When Senator Burton Wheeler used his congressional frank to distribute postcards purchased by the isolationist America First organization, Secretary of War Henry Stimson charged that Wheeler was “coming very close to the line of subversive activities against the United States, if not treason” (Smith, 170).

When Charles Lindbergh listed Jews as among the three most powerful forces promoting the war in September 1941, the Friends of Democracy called America First a Nazi front, and asked whether Lindberg was a Nazi.

Lindberg was no Nazi, or even an antisemite, but by this time even intimations of antisemitism could be equated with Nazism. Roosevelt had already branded Lindberg a “copperhead” and a “modern Vallandingham,” but the Des Moines speech did irreparable harm to the isolationist cause.

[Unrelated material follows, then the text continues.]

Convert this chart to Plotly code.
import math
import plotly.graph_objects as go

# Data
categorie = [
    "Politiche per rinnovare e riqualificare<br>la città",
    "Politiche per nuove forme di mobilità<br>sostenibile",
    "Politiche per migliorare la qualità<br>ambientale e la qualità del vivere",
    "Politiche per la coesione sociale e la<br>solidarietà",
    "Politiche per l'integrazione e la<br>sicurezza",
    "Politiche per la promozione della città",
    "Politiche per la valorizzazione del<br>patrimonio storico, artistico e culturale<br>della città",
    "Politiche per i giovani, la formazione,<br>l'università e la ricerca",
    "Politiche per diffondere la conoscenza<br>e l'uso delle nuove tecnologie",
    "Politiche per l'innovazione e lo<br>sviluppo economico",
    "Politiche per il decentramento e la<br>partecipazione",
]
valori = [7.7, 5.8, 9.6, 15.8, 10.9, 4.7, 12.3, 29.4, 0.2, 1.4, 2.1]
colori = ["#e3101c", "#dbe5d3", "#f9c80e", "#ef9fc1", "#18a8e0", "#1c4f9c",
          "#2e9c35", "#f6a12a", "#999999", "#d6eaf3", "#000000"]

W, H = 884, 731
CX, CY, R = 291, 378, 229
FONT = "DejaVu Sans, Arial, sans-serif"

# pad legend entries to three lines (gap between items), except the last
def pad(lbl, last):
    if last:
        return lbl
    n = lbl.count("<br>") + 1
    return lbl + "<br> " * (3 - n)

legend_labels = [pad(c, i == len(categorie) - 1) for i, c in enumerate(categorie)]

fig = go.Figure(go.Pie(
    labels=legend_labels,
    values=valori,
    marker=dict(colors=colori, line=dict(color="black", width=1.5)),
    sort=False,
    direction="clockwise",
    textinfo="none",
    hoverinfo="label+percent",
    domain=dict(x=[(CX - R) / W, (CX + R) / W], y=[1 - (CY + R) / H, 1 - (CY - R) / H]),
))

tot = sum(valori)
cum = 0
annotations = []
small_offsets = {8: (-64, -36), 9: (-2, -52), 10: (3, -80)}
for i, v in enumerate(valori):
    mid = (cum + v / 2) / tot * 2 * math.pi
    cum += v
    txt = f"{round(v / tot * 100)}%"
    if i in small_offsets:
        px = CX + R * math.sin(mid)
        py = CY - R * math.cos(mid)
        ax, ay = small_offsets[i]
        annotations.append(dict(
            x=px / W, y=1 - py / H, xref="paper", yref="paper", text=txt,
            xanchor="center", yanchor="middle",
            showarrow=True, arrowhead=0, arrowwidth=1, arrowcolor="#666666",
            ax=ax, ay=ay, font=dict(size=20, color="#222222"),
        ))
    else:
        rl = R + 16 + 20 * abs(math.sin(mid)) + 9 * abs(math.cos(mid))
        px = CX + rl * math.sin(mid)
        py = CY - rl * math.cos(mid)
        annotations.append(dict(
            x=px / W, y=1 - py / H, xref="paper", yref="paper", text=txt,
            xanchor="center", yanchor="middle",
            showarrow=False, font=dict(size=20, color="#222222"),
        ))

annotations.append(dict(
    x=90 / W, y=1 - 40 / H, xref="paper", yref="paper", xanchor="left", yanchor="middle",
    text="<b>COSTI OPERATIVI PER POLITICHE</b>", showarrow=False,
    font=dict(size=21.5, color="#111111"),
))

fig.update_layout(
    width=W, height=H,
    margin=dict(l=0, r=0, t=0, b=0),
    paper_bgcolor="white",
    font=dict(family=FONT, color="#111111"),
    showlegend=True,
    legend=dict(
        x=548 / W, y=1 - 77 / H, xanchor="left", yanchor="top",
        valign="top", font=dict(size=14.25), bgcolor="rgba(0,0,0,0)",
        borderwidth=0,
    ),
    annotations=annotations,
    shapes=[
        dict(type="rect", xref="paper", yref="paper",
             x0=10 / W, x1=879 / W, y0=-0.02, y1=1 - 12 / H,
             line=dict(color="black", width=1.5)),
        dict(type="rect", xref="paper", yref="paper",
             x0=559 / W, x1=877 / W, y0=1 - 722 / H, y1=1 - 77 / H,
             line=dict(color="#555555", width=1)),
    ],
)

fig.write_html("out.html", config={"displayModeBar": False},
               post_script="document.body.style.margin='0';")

Dissatisfied with an FBI report that America First received no illicit funding, FDR urged Attorney General Nicholas Biddle to bring the issue to a grand jury. In early 1942, the Justice Department produced indictments, under the Espionage Act, of twenty-one far-right opponents of the war, charging them with conspiring to destroy morale in the U.S. armed forces.

The prosecution attempted to link antisemitic agitators such as Pelley and Winrod to George Silvester Viereck and former Bund leaders. It focused on similarities between fourteen themes selected from Nazi propaganda and statements made or published by the defendants. Although the case ultimately ended in a mistrial, it achieved its underlying purpose by forcing the accused to hire lawyers, raise bail, and languish in jail.

The brown scare had three important implications. First, isolationism became an epithet during World War II and until the late 1960s; interventionism became virtually unassailable. Second, the FBI gained the power to investigate subversive activity, ultimately leading to the creation of a national security state. Finally, during the cold war, academics translated brown scare motifs and misunderstandings into social science idiom.

Anxieties about extremism came to color subsequent academic debates about such diverse phenomena as McCarthyism, white supremacy, the Christian Right, and the militia movement, contributing to consensus narratives of U.S. history, and the use of psychiatric theory to explain unpopular ideologies and political behaviors.